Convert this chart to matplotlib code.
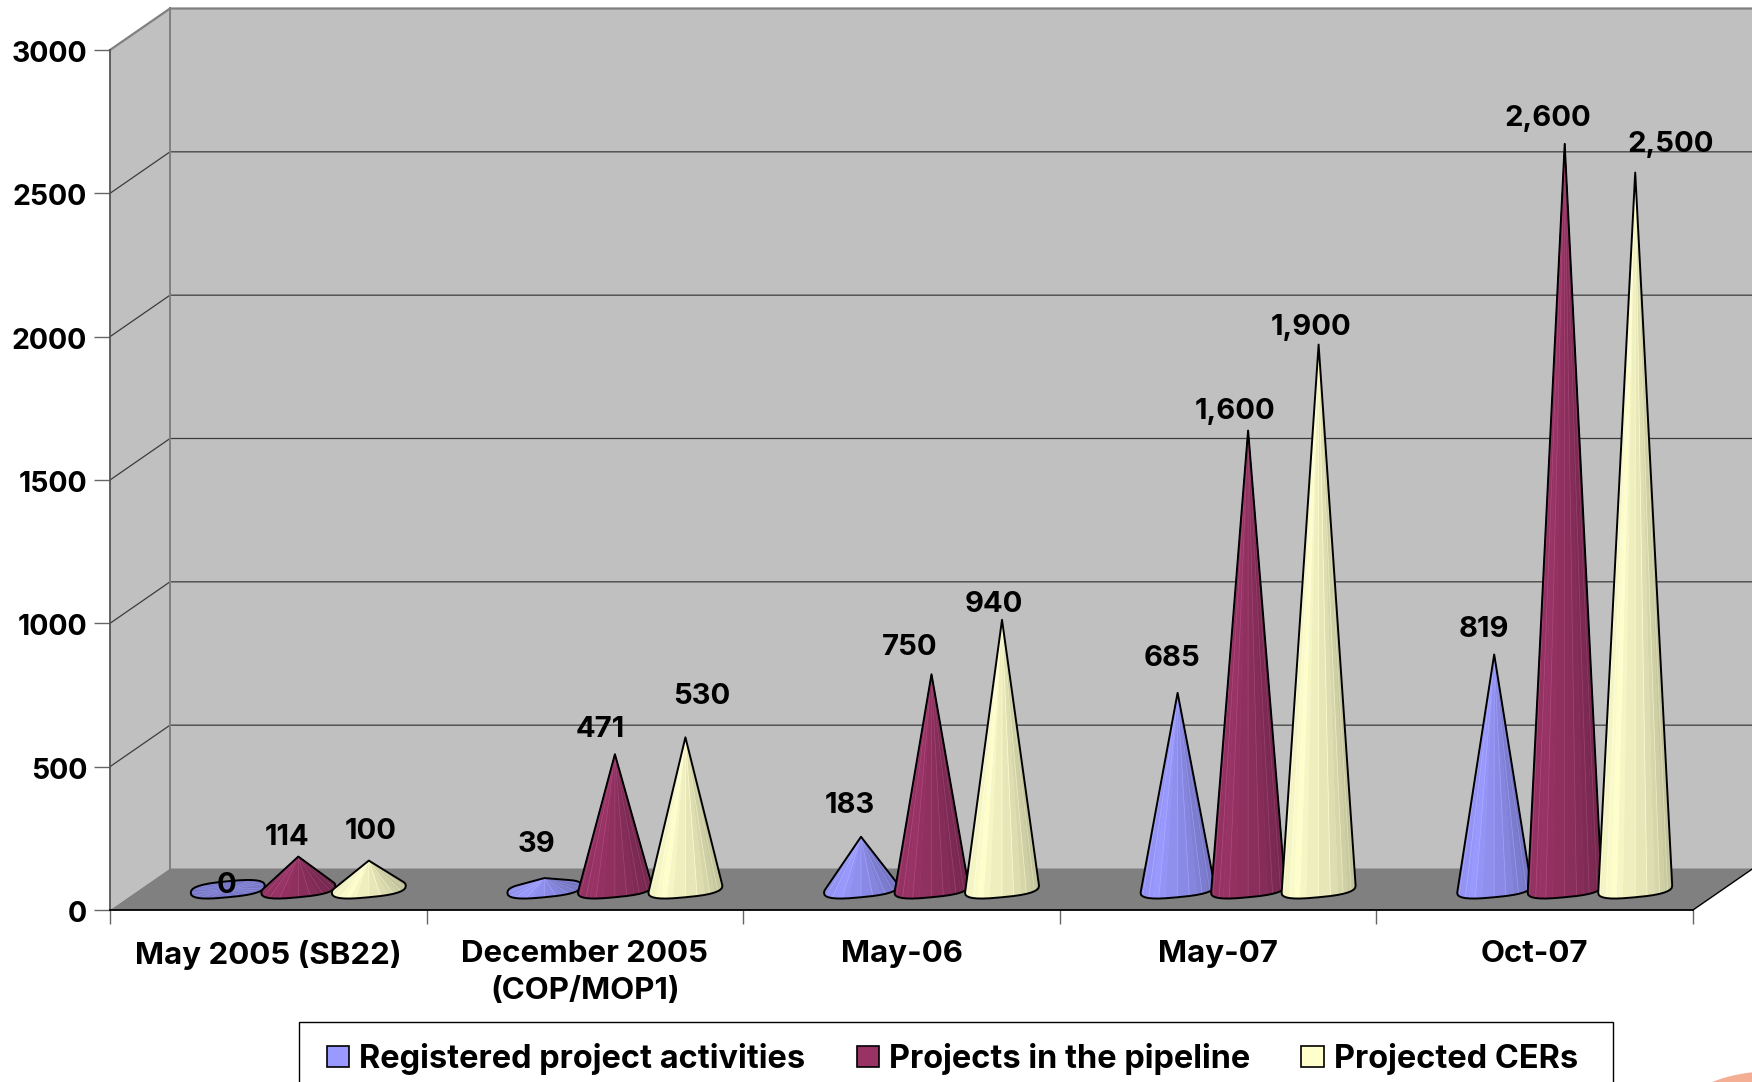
import numpy as np
import matplotlib
matplotlib.use("Agg")
import matplotlib.pyplot as plt
from matplotlib.patches import Polygon, Patch, Ellipse, Rectangle
from matplotlib.transforms import ScaledTranslation

plt.rcParams['font.family'] = ['Inter', 'Liberation Sans', 'DejaVu Sans']
plt.rcParams['font.weight'] = 'bold'

categories = ["May 2005 (SB22)", "December 2005\n(COP/MOP1)", "May-06", "May-07", "Oct-07"]
registered = [0, 39, 183, 685, 819]
pipeline = [114, 471, 750, 1600, 2600]
cers = [100, 530, 940, 1900, 2500]
series_names = ["Registered project activities", "Projects in the pipeline", "Projected CERs"]
yticks = [0, 500, 1000, 1500, 2000, 2500, 3000]
colors = ["#9999FF", "#993366", "#FFFFCC"]
series = [registered, pipeline, cers]
shown = [["0", "39", "183", "685", "819"],
         ["114", "471", "750", "1,600", "2,600"],
         ["100", "530", "940", "1,900", "2,500"]]

# label offset from the tip in pixels (hand placed in the original)
lab_dx = [[-1, -8, -11, -6, -10], [-11, -15, -22, -13, -17], [2, 16, -8, -8, 35]]
lab_dy = [[4, 34, 31, 34, 25], [19, 25, 27, 19, 25], [29, 41, 15, 17, 28]]

W, H = 1752, 1082
FS = 21
fig = plt.figure(figsize=(W/100, H/100), dpi=100, facecolor="white")
ax = fig.add_axes([110/W, 1-910/H, 1583/W, 860/H])
ax.set_xlim(0, 5)
ax.set_ylim(0, 3000)
ax.patch.set_visible(False)

px_x = 1583/5.0
px_y = 860/3000.0
depth_x = 60/px_x
depth_y = 41.5/px_y

# walls and floor
ax.add_patch(Polygon([[0, 0], [depth_x, depth_y], [depth_x, 3000+depth_y], [0, 3000]], closed=True,
                     fc="#C0C0C0", ec="none", clip_on=False, zorder=1))
ax.add_patch(Polygon([[depth_x, depth_y], [5+depth_x, depth_y], [5+depth_x, 3000+depth_y], [depth_x, 3000+depth_y]],
                     closed=True, fc="#C0C0C0", ec="none", clip_on=False, zorder=1))
ax.add_patch(Polygon([[0, 0], [5, 0], [5+depth_x, depth_y], [depth_x, depth_y]], closed=True,
                     fc="#808080", ec="none", clip_on=False, zorder=1))
for v in yticks[1:]:
    col = "#808080" if v == 3000 else "#3c3c3c"
    lw = 1.6 if v == 3000 else 0.9
    ax.plot([0, depth_x, 5+depth_x], [v, v+depth_y, v+depth_y], color=col, lw=lw, clip_on=False, zorder=2)
ax.plot([depth_x, depth_x], [depth_y, 3000+depth_y], color="#808080", lw=1.4, clip_on=False, zorder=2)
ax.plot([5, 5+depth_x], [0, depth_y], color="black", lw=1.0, clip_on=False, zorder=2)


def hull(pts):
    pts = sorted(set(map(tuple, pts)))
    def half(p):
        out = []
        for q in p:
            while len(out) > 1 and (out[-1][0]-out[-2][0])*(q[1]-out[-2][1])-(out[-1][1]-out[-2][1])*(q[0]-out[-2][0]) <= 0:
                out.pop()
            out.append(q)
        return out[:-1]
    return half(pts)+half(pts[::-1])


def shade(c, u, flat):
    rgb = np.array(matplotlib.colors.to_rgb(c))
    if flat:
        return tuple(rgb*0.78)
    if u < 0.25:
        f = 0.93+0.07*u/0.25
    else:
        f = 1-0.25*(u-0.25)/0.75
    return tuple(rgb*f)


def cone(cx, h, c, z):
    r = 37/px_x
    b = 8/px_y
    s = 3.5/px_y
    y0 = depth_y/2
    n = 32
    t = np.linspace(0, 2*np.pi, n+1)
    # base is a boxy tilted ellipse, right end higher
    ux = np.sign(np.cos(t))*np.abs(np.cos(t))**0.7
    uy = np.sign(np.sin(t))*np.abs(np.sin(t))**0.8
    bx = cx+r*ux
    by = y0+b*uy+s*ux
    tip = (cx, y0+h)
    order = np.argsort(-(np.sin(t[:-1]+np.pi/n)))
    for i in order:
        u = (1+np.cos(t[i]+np.pi/n))/2
        fc = shade(c, u, h == 0)
        edge = tuple(min(1, a+0.1) for a in fc) if i % 2 == 0 else fc
        ax.add_patch(Polygon([[bx[i], by[i]], [bx[i+1], by[i+1]], tip], closed=True, fc=fc, ec=edge, lw=0.5,
                             clip_on=False, zorder=z))
    ax.add_patch(Polygon(hull(list(zip(bx, by))+[tip]), closed=True, fc="none", ec="black", lw=1.4,
                         joinstyle="round", clip_on=False, zorder=z+0.5))


z = 3
for i in range(len(categories)):
    for j in range(3):
        cx = i+0.5+depth_x/2+(j-1)*0.2227
        cone(cx, series[j][i], colors[j], z)
        z = z+1
for i in range(len(categories)):
    for j in range(3):
        cx = i+0.5+depth_x/2+(j-1)*0.2227
        ax.annotate(shown[j][i], (cx, depth_y/2+series[j][i]),
                    xytext=(lab_dx[j][i]*0.72, lab_dy[j][i]*0.72), textcoords="offset points",
                    ha="center", va="center", fontsize=FS, color="black", zorder=100, annotation_clip=False)

# axes
for k in ["top", "right"]:
    ax.spines[k].set_visible(False)
ax.spines["left"].set_color("#555555")
ax.spines["left"].set_linewidth(1.3)
ax.spines["left"].set_zorder(60)
ax.spines["bottom"].set_color("black")
ax.spines["bottom"].set_linewidth(1.3)
ax.spines["bottom"].set_zorder(60)
ax.set_yticks(yticks)
ax.tick_params(axis="y", length=11.5, width=1, color="#666666", pad=5, labelsize=20.5)
shift = ScaledTranslation(0, -1.0/72, fig.dpi_scale_trans)
for lab in ax.get_yticklabels():
    lab.set_transform(lab.get_transform()+shift)
ax.set_xticks(np.arange(0, 6))
ax.set_xticklabels([])
ax.tick_params(axis="x", which="major", length=10, width=1, color="#666666")
ax.set_xticks(np.arange(5)+0.5, minor=True)
ax.set_xticklabels(categories, minor=True, fontsize=22.5, linespacing=1.42)
ax.tick_params(axis="x", which="minor", length=0, pad=21.5)

# legend runs off the bottom of the slide, so the box is drawn on its own
fig.add_artist(Rectangle((299/W, 1-1100/H), 1314/W, 78/H, transform=fig.transFigure, fc="white", ec="black", lw=1.0))
handles = [Patch(fc=colors[j], ec="black", lw=1.2, label=series_names[j]) for j in range(3)]
leg = fig.legend(handles=handles, ncol=3, loc="upper left", bbox_to_anchor=(327/W, 1-1043/H),
                 fontsize=23.4, frameon=False,
                 handlelength=0.68, handleheight=0.6, handletextpad=0.31, columnspacing=1.58,
                 borderpad=0, borderaxespad=0)

# corner of the slide logo
fig.add_artist(Ellipse((1775/W, 1-1110/H), 180/W, 78/H, transform=fig.transFigure, fc="#F4AE94", ec="none"))

fig.savefig("out.png", dpi=100)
________________________________________
◆ What this task involves
Exactly as written, return every line of the listing, but not the pictures.

◆ Written response
Convert this chart to matplotlib code.
import numpy as np
import matplotlib
matplotlib.use("Agg")
import matplotlib.pyplot as plt
from matplotlib.patches import Polygon, Patch, Ellipse, Rectangle
from matplotlib.transforms import ScaledTranslation

plt.rcParams['font.family'] = ['Inter', 'Liberation Sans', 'DejaVu Sans']
plt.rcParams['font.weight'] = 'bold'

categories = ["May 2005 (SB22)", "December 2005\n(COP/MOP1)", "May-06", "May-07", "Oct-07"]
registered = [0, 39, 183, 685, 819]
pipeline = [114, 471, 750, 1600, 2600]
cers = [100, 530, 940, 1900, 2500]
series_names = ["Registered project activities", "Projects in the pipeline", "Projected CERs"]
yticks = [0, 500, 1000, 1500, 2000, 2500, 3000]
colors = ["#9999FF", "#993366", "#FFFFCC"]
series = [registered, pipeline, cers]
shown = [["0", "39", "183", "685", "819"],
         ["114", "471", "750", "1,600", "2,600"],
         ["100", "530", "940", "1,900", "2,500"]]

# label offset from the tip in pixels (hand placed in the original)
lab_dx = [[-1, -8, -11, -6, -10], [-11, -15, -22, -13, -17], [2, 16, -8, -8, 35]]
lab_dy = [[4, 34, 31, 34, 25], [19, 25, 27, 19, 25], [29, 41, 15, 17, 28]]

W, H = 1752, 1082
FS = 21
fig = plt.figure(figsize=(W/100, H/100), dpi=100, facecolor="white")
ax = fig.add_axes([110/W, 1-910/H, 1583/W, 860/H])
ax.set_xlim(0, 5)
ax.set_ylim(0, 3000)
ax.patch.set_visible(False)

px_x = 1583/5.0
px_y = 860/3000.0
depth_x = 60/px_x
depth_y = 41.5/px_y

# walls and floor
ax.add_patch(Polygon([[0, 0], [depth_x, depth_y], [depth_x, 3000+depth_y], [0, 3000]], closed=True,
                     fc="#C0C0C0", ec="none", clip_on=False, zorder=1))
ax.add_patch(Polygon([[depth_x, depth_y], [5+depth_x, depth_y], [5+depth_x, 3000+depth_y], [depth_x, 3000+depth_y]],
                     closed=True, fc="#C0C0C0", ec="none", clip_on=False, zorder=1))
ax.add_patch(Polygon([[0, 0], [5, 0], [5+depth_x, depth_y], [depth_x, depth_y]], closed=True,
                     fc="#808080", ec="none", clip_on=False, zorder=1))
for v in yticks[1:]:
    col = "#808080" if v == 3000 else "#3c3c3c"
    lw = 1.6 if v == 3000 else 0.9
    ax.plot([0, depth_x, 5+depth_x], [v, v+depth_y, v+depth_y], color=col, lw=lw, clip_on=False, zorder=2)
ax.plot([depth_x, depth_x], [depth_y, 3000+depth_y], color="#808080", lw=1.4, clip_on=False, zorder=2)
ax.plot([5, 5+depth_x], [0, depth_y], color="black", lw=1.0, clip_on=False, zorder=2)


def hull(pts):
    pts = sorted(set(map(tuple, pts)))
    def half(p):
        out = []
        for q in p:
            while len(out) > 1 and (out[-1][0]-out[-2][0])*(q[1]-out[-2][1])-(out[-1][1]-out[-2][1])*(q[0]-out[-2][0]) <= 0:
                out.pop()
            out.append(q)
        return out[:-1]
    return half(pts)+half(pts[::-1])


def shade(c, u, flat):
    rgb = np.array(matplotlib.colors.to_rgb(c))
    if flat:
        return tuple(rgb*0.78)
    if u < 0.25:
        f = 0.93+0.07*u/0.25
    else:
        f = 1-0.25*(u-0.25)/0.75
    return tuple(rgb*f)


def cone(cx, h, c, z):
    r = 37/px_x
    b = 8/px_y
    s = 3.5/px_y
    y0 = depth_y/2
    n = 32
    t = np.linspace(0, 2*np.pi, n+1)
    # base is a boxy tilted ellipse, right end higher
    ux = np.sign(np.cos(t))*np.abs(np.cos(t))**0.7
    uy = np.sign(np.sin(t))*np.abs(np.sin(t))**0.8
    bx = cx+r*ux
    by = y0+b*uy+s*ux
    tip = (cx, y0+h)
    order = np.argsort(-(np.sin(t[:-1]+np.pi/n)))
    for i in order:
        u = (1+np.cos(t[i]+np.pi/n))/2
        fc = shade(c, u, h == 0)
        edge = tuple(min(1, a+0.1) for a in fc) if i % 2 == 0 else fc
        ax.add_patch(Polygon([[bx[i], by[i]], [bx[i+1], by[i+1]], tip], closed=True, fc=fc, ec=edge, lw=0.5,
                             clip_on=False, zorder=z))
    ax.add_patch(Polygon(hull(list(zip(bx, by))+[tip]), closed=True, fc="none", ec="black", lw=1.4,
                         joinstyle="round", clip_on=False, zorder=z+0.5))


z = 3
for i in range(len(categories)):
    for j in range(3):
        cx = i+0.5+depth_x/2+(j-1)*0.2227
        cone(cx, series[j][i], colors[j], z)
        z = z+1
for i in range(len(categories)):
    for j in range(3):
        cx = i+0.5+depth_x/2+(j-1)*0.2227
        ax.annotate(shown[j][i], (cx, depth_y/2+series[j][i]),
                    xytext=(lab_dx[j][i]*0.72, lab_dy[j][i]*0.72), textcoords="offset points",
                    ha="center", va="center", fontsize=FS, color="black", zorder=100, annotation_clip=False)

# axes
for k in ["top", "right"]:
    ax.spines[k].set_visible(False)
ax.spines["left"].set_color("#555555")
ax.spines["left"].set_linewidth(1.3)
ax.spines["left"].set_zorder(60)
ax.spines["bottom"].set_color("black")
ax.spines["bottom"].set_linewidth(1.3)
ax.spines["bottom"].set_zorder(60)
ax.set_yticks(yticks)
ax.tick_params(axis="y", length=11.5, width=1, color="#666666", pad=5, labelsize=20.5)
shift = ScaledTranslation(0, -1.0/72, fig.dpi_scale_trans)
for lab in ax.get_yticklabels():
    lab.set_transform(lab.get_transform()+shift)
ax.set_xticks(np.arange(0, 6))
ax.set_xticklabels([])
ax.tick_params(axis="x", which="major", length=10, width=1, color="#666666")
ax.set_xticks(np.arange(5)+0.5, minor=True)
ax.set_xticklabels(categories, minor=True, fontsize=22.5, linespacing=1.42)
ax.tick_params(axis="x", which="minor", length=0, pad=21.5)

# legend runs off the bottom of the slide, so the box is drawn on its own
fig.add_artist(Rectangle((299/W, 1-1100/H), 1314/W, 78/H, transform=fig.transFigure, fc="white", ec="black", lw=1.0))
handles = [Patch(fc=colors[j], ec="black", lw=1.2, label=series_names[j]) for j in range(3)]
leg = fig.legend(handles=handles, ncol=3, loc="upper left", bbox_to_anchor=(327/W, 1-1043/H),
                 fontsize=23.4, frameon=False,
                 handlelength=0.68, handleheight=0.6, handletextpad=0.31, columnspacing=1.58,
                 borderpad=0, borderaxespad=0)

# corner of the slide logo
fig.add_artist(Ellipse((1775/W, 1-1110/H), 180/W, 78/H, transform=fig.transFigure, fc="#F4AE94", ec="none"))

fig.savefig("out.png", dpi=100)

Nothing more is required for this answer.